To reduce the risk of such bureaucratic mishaps, the OIP wants French prisons to set up fully-fledged voting stations with on-the-spot ballot counting, as exists in Denmark and Poland, and make a prison into a regular election precinct. Instead, under the new election procedures, ballots are pooled together, sent to one centralized location outside the prison as if they were mail-in ballots, and counted there. (For the presidential election, they were all sent to Paris; in last year’s regional elections, they were pooled in the administrative capital of each département where a prison was located.) 

Moreover, under the most recent law, authorities aren’t explicitly required to organize in-person voting for every election. The national government must issue an executive decree that provides for the law’s implementation—and it did not do so for the 2020 municipal elections. 

This decision once again barred incarcerated people from voting any other way than by proxy or furlough. Prison officials claimed it would be too complicated to use this expanded system for local elections, due to the technical difficulties of linking up each voter to their previous town of residence. Korber denounced that cancellation. “You need to be a democrat to the end,” he says. “If you recognize the full exercise of this right to vote, then you need to acknowledge, yes, it can impact votes for city council… This is democracy.”

Korber and his NGO are still pressing their legal case to solidify voting protections, so that the right to vote is not subject to the whims of the French bureaucracy. Their case is now pending in the State Council, the country’s highest court on disputes over administrative law. 

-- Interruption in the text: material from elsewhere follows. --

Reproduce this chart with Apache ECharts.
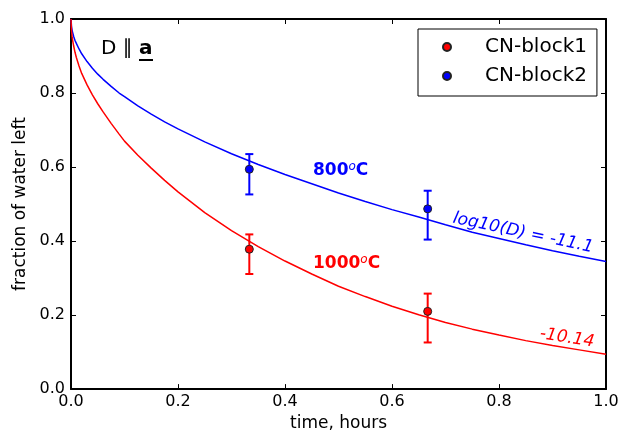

If the State Council rules against them, Korber says, they could appeal further to the European Court of Human Rights or demand new changes from the Parliament. According to case law at the European Court of Human Rights, voting rights are presumed to extend to most incarcerated people, though certain countries like Estonia, Bulgaria, and the UK have been particularly resistant to applying decisions on the topic over the years. Overseeing the European Convention on Human Rights, the ECHR has broad jurisdiction over 46 member states, though it lacks enforcement powers and certain national courts are considered to be more compliant with its rulings than others. 

Still, in the end, Korber is happy about what they’ve achieved in France. 

“Imagine what it means for someone who is in prison to leave their cell and drop their ballot in the ballot box, it’s priceless,” he told Bolts. “It’s a drop of water in the bucket of what needs to be done to improve our prisons, but it’s important.”